Here’s the recipe: Take a half a cup of bees (about 300), add them to a Mason jar with about 3 tablespoons of powdered sugar. Seal with a screened lid. Swirl the bees around in the sugar to coat. Let sit for about a minute. Turn the jar over and shake the sugar out — firmly but gently — onto a white paper plate that has been sprayed with water. Spray the sugar with more water until it dissolves. Count the number of mites visible on the plate (they look like small rust-colored seeds). This tells you how many average mites your hive has per 300 bees. Do the math to determine your overall mite load, and make plans to treat the colony accordingly.

Oh, and open the jar and pour the sugar-dazed bees back into the hive. The other bees will clean them up.

We couldn’t be happier with the results of our sugar roll test — ZERO mites! We’re glad we took steps earlier this year to prevent an infestation, and we hope our hive stays mite-free going forward.

August 2018: A Summer of Learning

Throughout the spring and early summer we have been tending the bees as they have built their colony from the original 10,000 bees to — we estimate — 60,000 to 70,000 very busy bees.

There is so much for us to do! We give them sugar water to supplement the nectar and pollen they collect, to provide them with enough calories to build the hive to full strength before winter. We do weekly hive inspections – looking for eggs, larvae, pollen, nectar, honey and indications of pests or problems.
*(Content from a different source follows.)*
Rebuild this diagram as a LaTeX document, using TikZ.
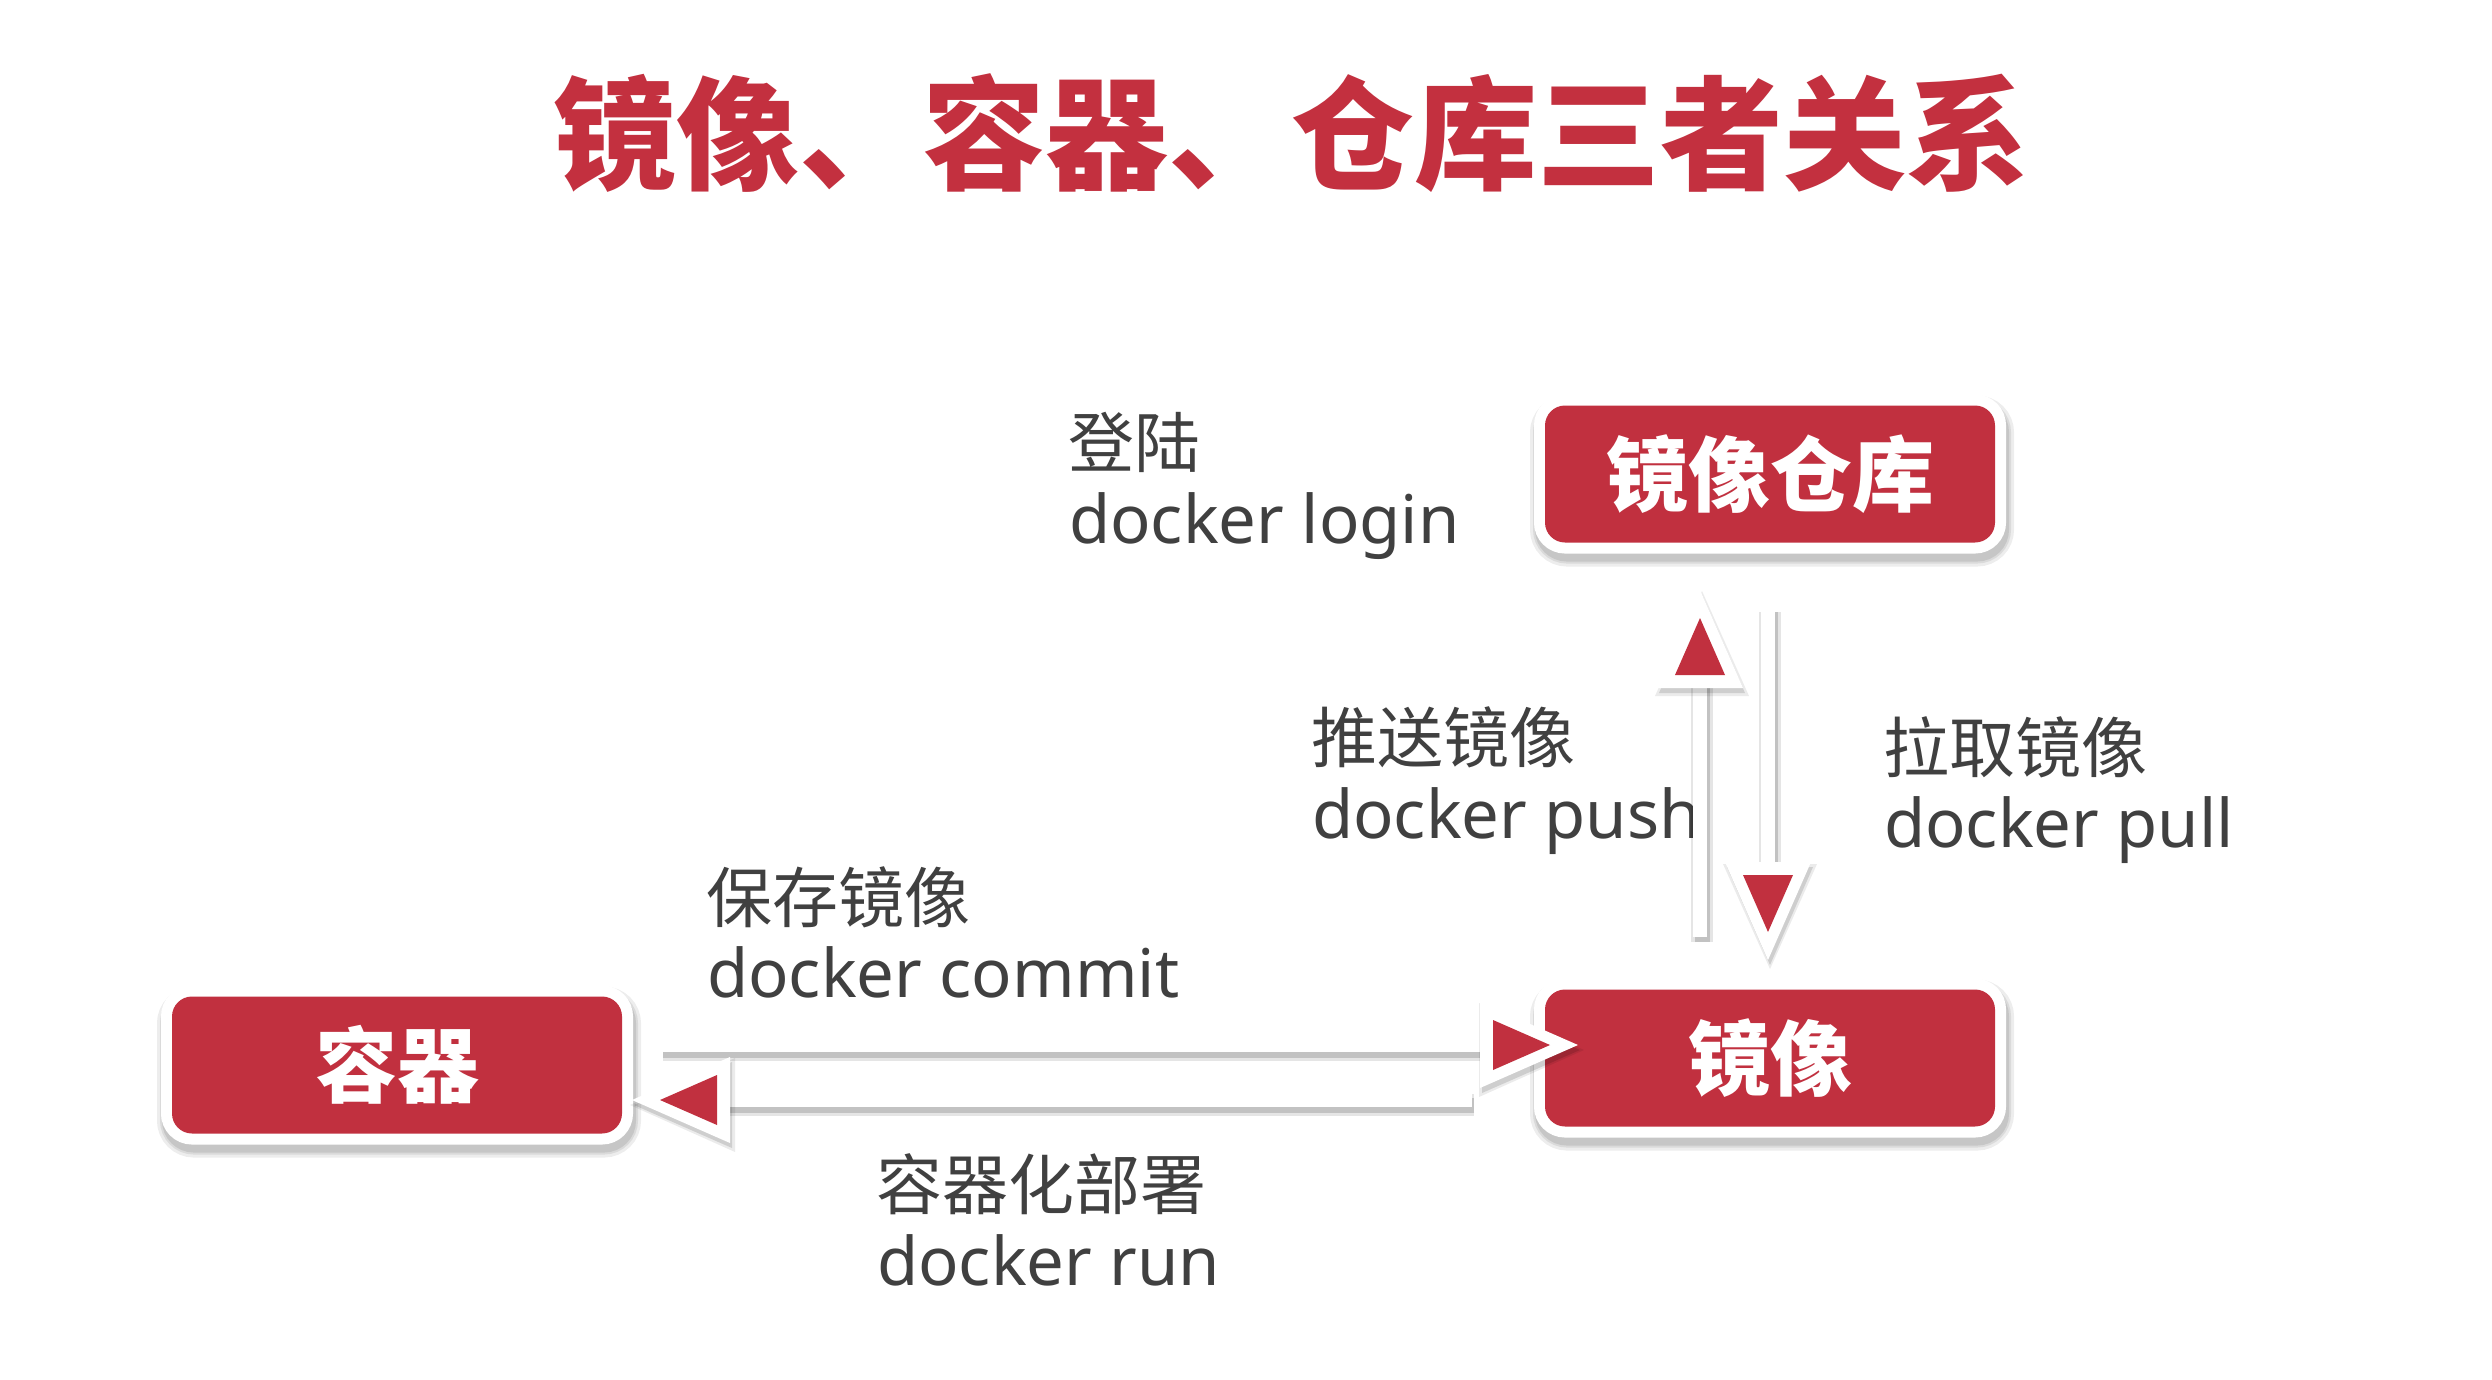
\documentclass[tikz,border=0pt]{standalone}
\usepackage{fontspec}
\setmainfont{Noto Sans}
\newfontfamily\cjk{Noto Sans CJK SC}
\usetikzlibrary{calc}
\definecolor{boxred}{HTML}{C1303F}
\definecolor{titlered}{HTML}{C3303F}
\definecolor{txtgray}{HTML}{404040}
\tikzset{
  box/.style={rectangle, rounded corners=20pt, fill=boxred, minimum width=450pt,
    minimum height=137pt, inner sep=0pt, text=white,
    font=\cjk\bfseries\fontsize{82}{82}\selectfont,
    preaction={draw=black, opacity=0.07, line width=34pt, transform canvas={shift={(2pt,-7pt)}}},
    preaction={draw=black, opacity=0.08, line width=28pt, transform canvas={shift={(2pt,-7pt)}}},
    preaction={draw=black, opacity=0.09, line width=24pt, transform canvas={shift={(2pt,-7pt)}}},
    preaction={draw=white, line width=22pt}},
  lab/.style={anchor=base west, inner sep=0pt, text=txtgray, font=\fontsize{67}{67}\selectfont},
  cjklab/.style={anchor=base west, inner sep=0pt, text=txtgray, font=\cjk\fontsize{66}{66}\selectfont},
  shaft/.style={draw=white, line width=14pt,
    preaction={draw=black, opacity=0.10, line width=22pt, transform canvas={shift={(2pt,-5pt)}}},
    preaction={draw=black, opacity=0.15, line width=15pt, transform canvas={shift={(2pt,-5pt)}}}},
  pics/headshadow/.style={code={
    \fill[black,opacity=.08] (4,0) -- (-101,47) -- (-101,-47) -- cycle;
    \fill[black,opacity=.12] (0,0) -- (-98,43) -- (-98,-43) -- cycle;
  }},
  pics/head/.style={code={
    \fill[white] (0,0) -- (-98,43) -- (-98,-43) -- cycle;
    \fill[boxred] (-28,0) -- (-85,25) -- (-85,-25) -- cycle;
  }}
}
\begin{document}
\begin{tikzpicture}[x=1pt,y=-1pt]
\useasboundingbox (0,0) rectangle (2492,1379);
\fill[white] (0,0) rectangle (2492,1379);

% title
\node[anchor=base west, inner sep=0pt, text=titlered,
  font=\cjk\bfseries\fontsize{123}{123}\selectfont] (title) at (553,180) {镜像、容器、仓库三者关系};

% boxes
\node[box] (repo) at (1770,474) {镜像仓库};
\node[box] (image) at (1770,1058) {镜像};
\node[box] (container) at (397,1065) {容器};

% labels
\node[cjklab] (loginC) at (1068,467) {登陆};
\node[lab] (loginL) at (1069,543) {docker login};
\node[cjklab] (pushC) at (1311,762) {推送镜像};
\node[lab] (pushL) at (1312,838) {docker push};
\node[cjklab] (pullC) at (1883,772) {拉取镜像};
\node[lab] (pullL) at (1884,847) {docker pull};
\node[cjklab] (commitC) at (706,922) {保存镜像};
\node[lab] (commitL) at (707,997) {docker commit};
\node[cjklab] (runC) at (876,1209) {容器化部署};
\node[lab] (runL) at (877,1285) {docker run};

% connector coordinates
\coordinate (pushA) at (1700,937);
\coordinate (pushB) at (1700,680);
\coordinate (pushT) at (1700,590);
\coordinate (pullA) at (1768,607);
\coordinate (pullB) at (1768,868);
\coordinate (pullT) at (1768,960);
\coordinate (commitA) at (661,1045);
\coordinate (commitB) at (1486,1045);
\coordinate (commitT) at (1578,1045);
\coordinate (runA) at (1472,1100);
\coordinate (runB) at (714,1100);
\coordinate (runT) at (632,1100);

% shafts
\draw[shaft] (pushA) -- (pushB);
\draw[shaft] (pullA) -- (pullB);
\draw[shaft] (commitA) -- (commitB);
\draw[shaft] (runA) -- (runB);

% heads
\pic[rotate=90] at ($(pushT)+(2,5)$) {headshadow};
\pic[rotate=-90] at ($(pullT)+(2,5)$) {headshadow};
\pic[rotate=0] at ($(commitT)+(2,5)$) {headshadow};
\pic[rotate=180] at ($(runT)+(2,5)$) {headshadow};
\pic[rotate=90] at (pushT) {head};
\pic[rotate=-90] at (pullT) {head};
\pic[rotate=0] at (commitT) {head};
\pic[rotate=180] at (runT) {head};
\end{tikzpicture}
\end{document}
We’ve built and added more hive boxes to accommodate the growing colony; administered a week-long treatment to control varroa mites, which can kill off a colony; addressed the threat of aggressive yellow jackets nesting nearby, which can attack honeybee hives; and solved the mystery of our missing Queen Bee by borrowing, installing and monitoring a hive frame from a neighboring hive. (We think she left with a swarm, but the remaining colony raised a new Queen — they are so smart.)